The project also examined predictors related to shear flows, non-neutralized electric currents, magnetic gradients and other measures of magnetic complexity. Some of these properties showed promise in distinguishing more flare-productive active regions from quieter ones, especially when used in combination with other data.
FLARECAST also explored the connection between solar flares and coronal mass ejections. This is important because the most severe space-weather impacts often involve not only a flare but also an Earth-directed CME and associated energetic particles. The project found that some active-region properties may help link flare forecasting with eruption forecasting, but this remains an area for further research.
Not a Failure, But a Reality Check
The key message from FLARECAST is not that machine learning failed. Instead, the project showed that space-weather forecasting must be built on realistic expectations. Solar flare prediction is more likely to remain probabilistic than become a simple yes-or-no forecast.
That distinction is important for operational users.

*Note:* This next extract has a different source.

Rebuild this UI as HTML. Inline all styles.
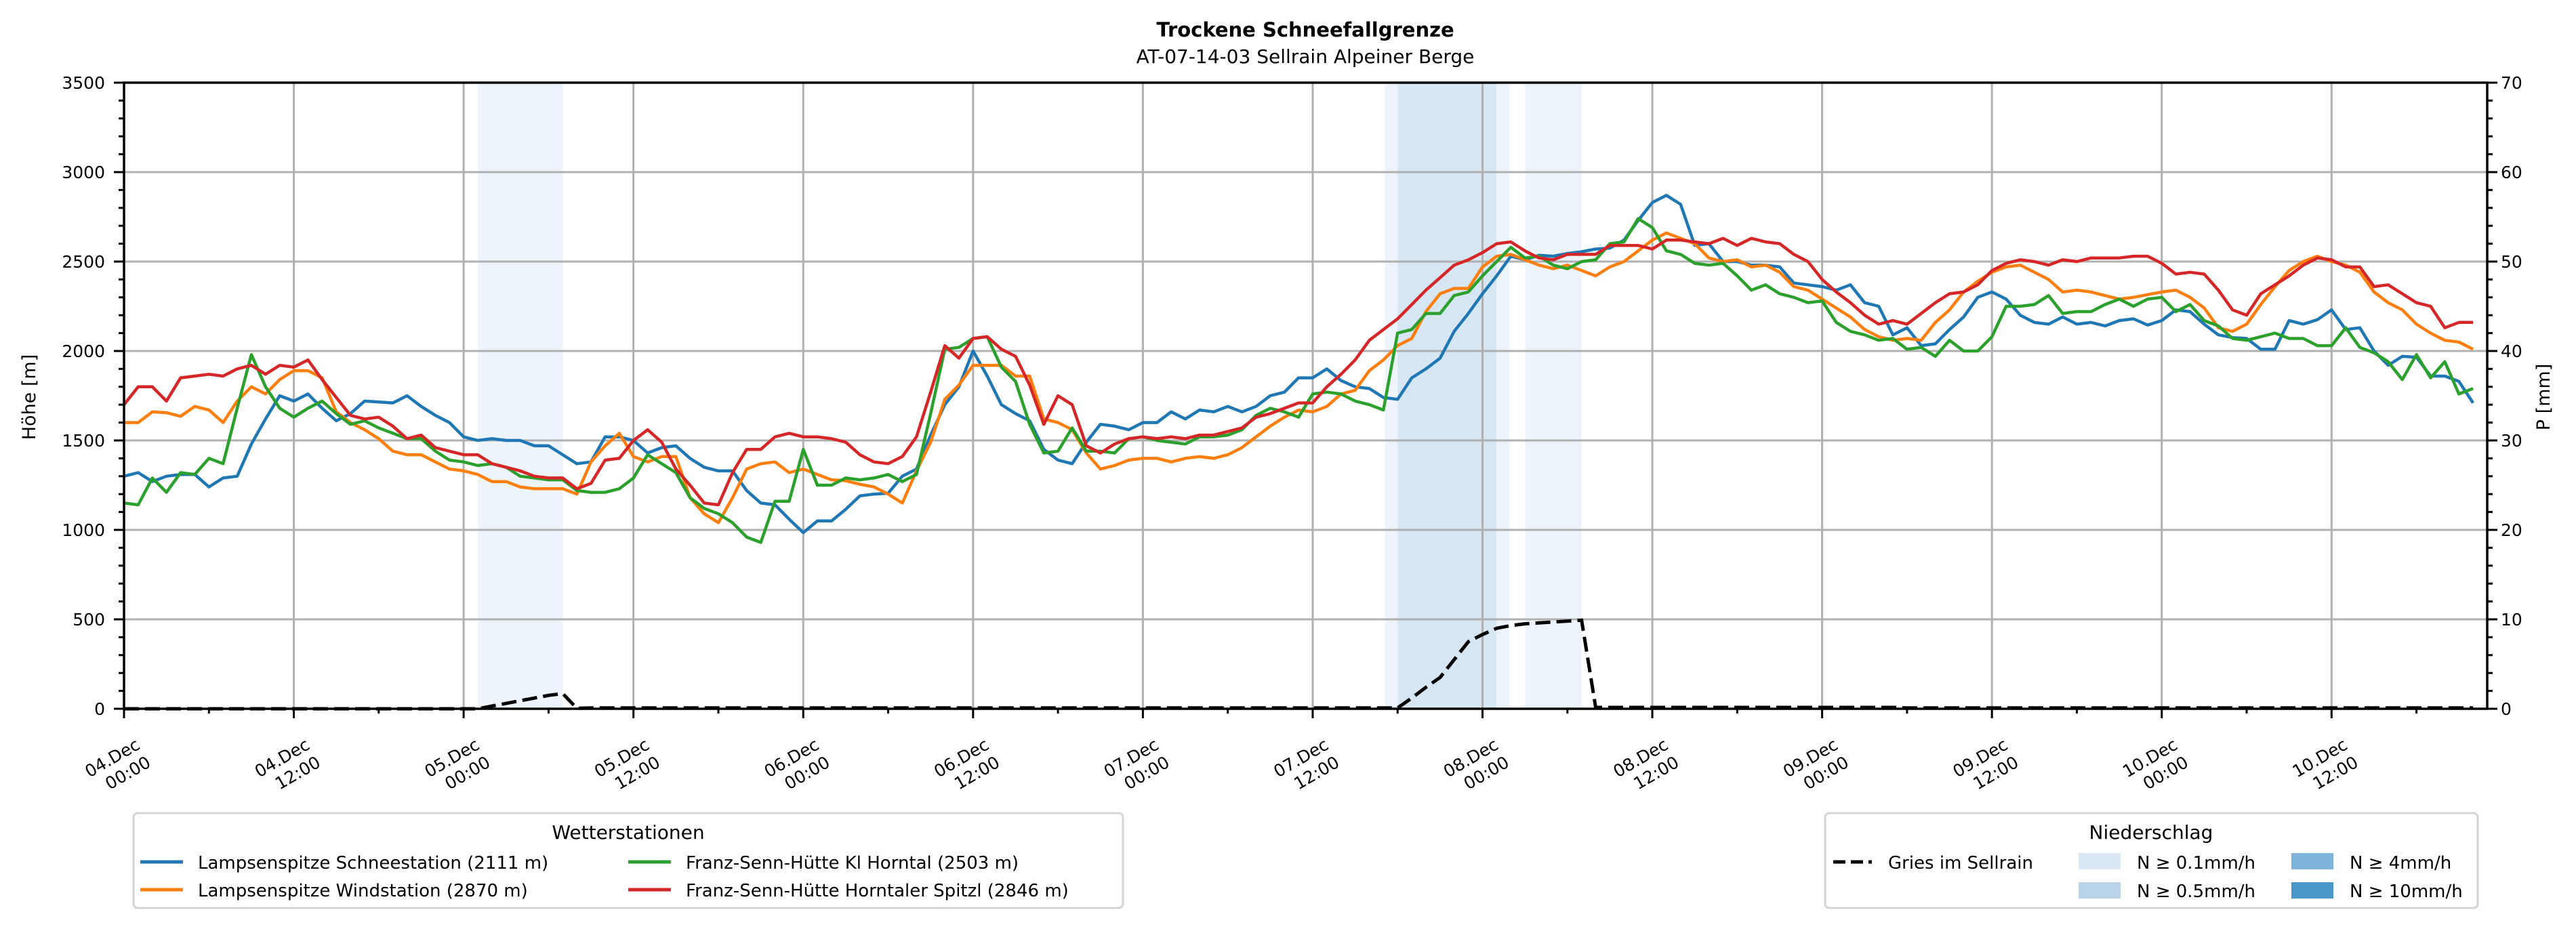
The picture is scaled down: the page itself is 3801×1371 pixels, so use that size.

A probability-based forecast can still be valuable if it is timely, transparent and properly verified. Satellite operators, aviation planners, communication services and power-grid managers do not always need certainty; they need reliable risk information that can support decisions.
FLARECAST also showed the value of open data and reusable infrastructure. The project pledged to make its data, codes and infrastructure openly available, allowing future researchers to test new models, compare methods and build on a common forecasting framework.
A Step Toward Integrated Space-Weather Forecasting
Solar flare forecasting is only one part of the larger space-weather problem. A complete system would also need to predict coronal mass ejections, solar energetic particle events, arrival times near Earth and the likely strength of geomagnetic impacts.
FLARECAST’s work points toward that broader goal. Its modular infrastructure, machine-learning framework and active-region database could support future efforts that combine flare, CME and particle-event forecasting into more integrated space-weather prediction systems.
The Sun remains difficult to predict, but projects such as FLARECAST have clarified the path forward. The future of solar flare forecasting will likely depend on better benchmark data, more transparent models, stronger physical interpretation and careful verification rather than on machine learning alone.